Without the images, write out the whole listing exactly.

--- start GIVEN MATERIAL ---

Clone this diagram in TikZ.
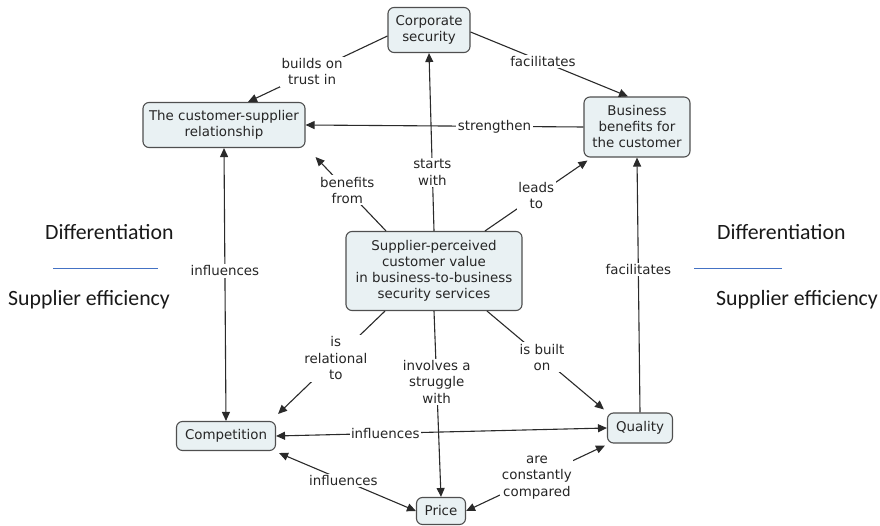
\documentclass[tikz,border=0pt]{standalone}
\usepackage{fontspec}
\setmainfont{DejaVu Sans}
\newfontfamily\sidefont{Carlito}
\usetikzlibrary{arrows.meta,calc}
\definecolor{boxfill}{HTML}{E9F1F3}
\definecolor{boxline}{HTML}{4F4F4F}
\definecolor{linkline}{HTML}{2A2A2A}
\definecolor{rulerblue}{HTML}{4472C4}
\begin{document}
\begin{tikzpicture}[x=1pt,y=-1pt,
  concept/.style={draw=boxline, line width=1.1pt, fill=boxfill, rounded corners=6pt,
    align=center, inner sep=1pt, font=\fontsize{13.4}{16}\selectfont, text=black!85},
  lab/.style={fill=white, inner sep=1.5pt, align=center,
    font=\fontsize{13.4}{16.5}\selectfont, text=black!85},
  link/.style={draw=linkline, line width=1.1pt, -{Triangle[length=9pt,width=8pt]}},
  twoway/.style={draw=linkline, line width=1.1pt, {Triangle[length=9pt,width=8pt]}-{Triangle[length=9pt,width=8pt]}},
  side/.style={font=\sidefont\fontsize{21.8}{24}\selectfont, anchor=west, inner sep=0pt, text=black!90},
  ruler/.style={draw=rulerblue, line width=0.8pt}]
\useasboundingbox (0,0) rectangle (880,526);

% concepts
\node[concept, minimum width=82pt, minimum height=45pt] (corp) at (429,30) {Corporate\\security};
\node[concept, minimum width=162pt, minimum height=45pt] (rel) at (224,125) {The customer-supplier\\relationship};
\node[concept, minimum width=106pt, minimum height=60pt] (bb) at (637,127) {Business\\benefits for\\the customer};
\node[concept, minimum width=176pt, minimum height=79pt] (central) at (434,271)
  {Supplier-perceived\\customer value\\in business-to-business\\security services};
\node[concept, minimum width=99pt, minimum height=29pt] (comp) at (226,436) {Competition};
\node[concept, minimum width=65pt, minimum height=30pt] (qual) at (640,428) {Quality};
\node[concept, minimum width=49pt, minimum height=27pt] (price) at (441,511) {Price};

% links
\draw[link] ([shift={(0,6)}]corp.west) -- node[lab, pos=0.54] {builds on\\trust in} ([xshift=24]rel.north);
\draw[link] ([shift={(0,2)}]corp.east) -- node[lab, pos=0.46] {facilitates} ([xshift=-9]bb.north);
\draw[link] (bb.west) -- node[lab, pos=0.32] {strengthen} (rel.east);
\draw[link] (central.north) -- node[lab, pos=0.33] {starts\\with} (corp.south);
\draw[link] ([xshift=-48]central.north) -- node[lab, pos=0.55] {benefits\\from} ([shift={(10,9)}]rel.south east);
\draw[link] ([xshift=51]central.north) -- node[lab, pos=0.5] {leads\\to} ([shift={(4,3)}]bb.south west);
\draw[twoway] (rel.south) -- node[lab, pos=0.45] {influences} (comp.north);
\draw[link] (qual.north) -- node[lab, pos=0.56] {facilitates} (bb.south);
\draw[link] ([xshift=-49]central.south) -- node[lab, pos=0.46] {is\\relational\\to} ([shift={(2,-7)}]comp.north east);
\draw[link] (central.south) -- node[lab, pos=0.38] {involves a\\struggle\\with} (price.north);
\draw[link] ([xshift=53]central.south) -- node[lab, pos=0.47] {is built\\on} ([shift={(-3,-3)}]qual.north west);
\draw[twoway] (comp.east) -- node[lab, pos=0.33] {influences} (qual.west);
\draw[twoway] ([shift={(3,2)}]comp.south east) -- node[lab, pos=0.47] {influences} (price.west);
\draw[twoway] (price.east) -- node[lab, pos=0.51] {are\\constantly\\compared} ([shift={(-2,2)}]qual.south west);

% side captions
\node[side] (ldiff) at (45,232) {Differentiation};
\coordinate (lrulea) at (53,268);
\coordinate (lruleb) at (158,268);
\draw[ruler] (lrulea) -- (lruleb);
\node[side] (lsupp) at (8,300) {Supplier efficiency};
\node[side] (rdiff) at (717,232) {Differentiation};
\coordinate (rrulea) at (694,268);
\coordinate (rruleb) at (782,268);
\draw[ruler] (rrulea) -- (rruleb);
\node[side] (rsupp) at (716,300) {Supplier efficiency};
\end{tikzpicture}
\end{document}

--- end GIVEN MATERIAL ---

*RESULT BELOW*:
Clone this diagram in TikZ.
\documentclass[tikz,border=0pt]{standalone}
\usepackage{fontspec}
\setmainfont{DejaVu Sans}
\newfontfamily\sidefont{Carlito}
\usetikzlibrary{arrows.meta,calc}
\definecolor{boxfill}{HTML}{E9F1F3}
\definecolor{boxline}{HTML}{4F4F4F}
\definecolor{linkline}{HTML}{2A2A2A}
\definecolor{rulerblue}{HTML}{4472C4}
\begin{document}
\begin{tikzpicture}[x=1pt,y=-1pt,
  concept/.style={draw=boxline, line width=1.1pt, fill=boxfill, rounded corners=6pt,
    align=center, inner sep=1pt, font=\fontsize{13.4}{16}\selectfont, text=black!85},
  lab/.style={fill=white, inner sep=1.5pt, align=center,
    font=\fontsize{13.4}{16.5}\selectfont, text=black!85},
  link/.style={draw=linkline, line width=1.1pt, -{Triangle[length=9pt,width=8pt]}},
  twoway/.style={draw=linkline, line width=1.1pt, {Triangle[length=9pt,width=8pt]}-{Triangle[length=9pt,width=8pt]}},
  side/.style={font=\sidefont\fontsize{21.8}{24}\selectfont, anchor=west, inner sep=0pt, text=black!90},
  ruler/.style={draw=rulerblue, line width=0.8pt}]
\useasboundingbox (0,0) rectangle (880,526);

% concepts
\node[concept, minimum width=82pt, minimum height=45pt] (corp) at (429,30) {Corporate\\security};
\node[concept, minimum width=162pt, minimum height=45pt] (rel) at (224,125) {The customer-supplier\\relationship};
\node[concept, minimum width=106pt, minimum height=60pt] (bb) at (637,127) {Business\\benefits for\\the customer};
\node[concept, minimum width=176pt, minimum height=79pt] (central) at (434,271)
  {Supplier-perceived\\customer value\\in business-to-business\\security services};
\node[concept, minimum width=99pt, minimum height=29pt] (comp) at (226,436) {Competition};
\node[concept, minimum width=65pt, minimum height=30pt] (qual) at (640,428) {Quality};
\node[concept, minimum width=49pt, minimum height=27pt] (price) at (441,511) {Price};

% links
\draw[link] ([shift={(0,6)}]corp.west) -- node[lab, pos=0.54] {builds on\\trust in} ([xshift=24]rel.north);
\draw[link] ([shift={(0,2)}]corp.east) -- node[lab, pos=0.46] {facilitates} ([xshift=-9]bb.north);
\draw[link] (bb.west) -- node[lab, pos=0.32] {strengthen} (rel.east);
\draw[link] (central.north) -- node[lab, pos=0.33] {starts\\with} (corp.south);
\draw[link] ([xshift=-48]central.north) -- node[lab, pos=0.55] {benefits\\from} ([shift={(10,9)}]rel.south east);
\draw[link] ([xshift=51]central.north) -- node[lab, pos=0.5] {leads\\to} ([shift={(4,3)}]bb.south west);
\draw[twoway] (rel.south) -- node[lab, pos=0.45] {influences} (comp.north);
\draw[link] (qual.north) -- node[lab, pos=0.56] {facilitates} (bb.south);
\draw[link] ([xshift=-49]central.south) -- node[lab, pos=0.46] {is\\relational\\to} ([shift={(2,-7)}]comp.north east);
\draw[link] (central.south) -- node[lab, pos=0.38] {involves a\\struggle\\with} (price.north);
\draw[link] ([xshift=53]central.south) -- node[lab, pos=0.47] {is built\\on} ([shift={(-3,-3)}]qual.north west);
\draw[twoway] (comp.east) -- node[lab, pos=0.33] {influences} (qual.west);
\draw[twoway] ([shift={(3,2)}]comp.south east) -- node[lab, pos=0.47] {influences} (price.west);
\draw[twoway] (price.east) -- node[lab, pos=0.51] {are\\constantly\\compared} ([shift={(-2,2)}]qual.south west);

% side captions
\node[side] (ldiff) at (45,232) {Differentiation};
\coordinate (lrulea) at (53,268);
\coordinate (lruleb) at (158,268);
\draw[ruler] (lrulea) -- (lruleb);
\node[side] (lsupp) at (8,300) {Supplier efficiency};
\node[side] (rdiff) at (717,232) {Differentiation};
\coordinate (rrulea) at (694,268);
\coordinate (rruleb) at (782,268);
\draw[ruler] (rrulea) -- (rruleb);
\node[side] (rsupp) at (716,300) {Supplier efficiency};
\end{tikzpicture}
\end{document}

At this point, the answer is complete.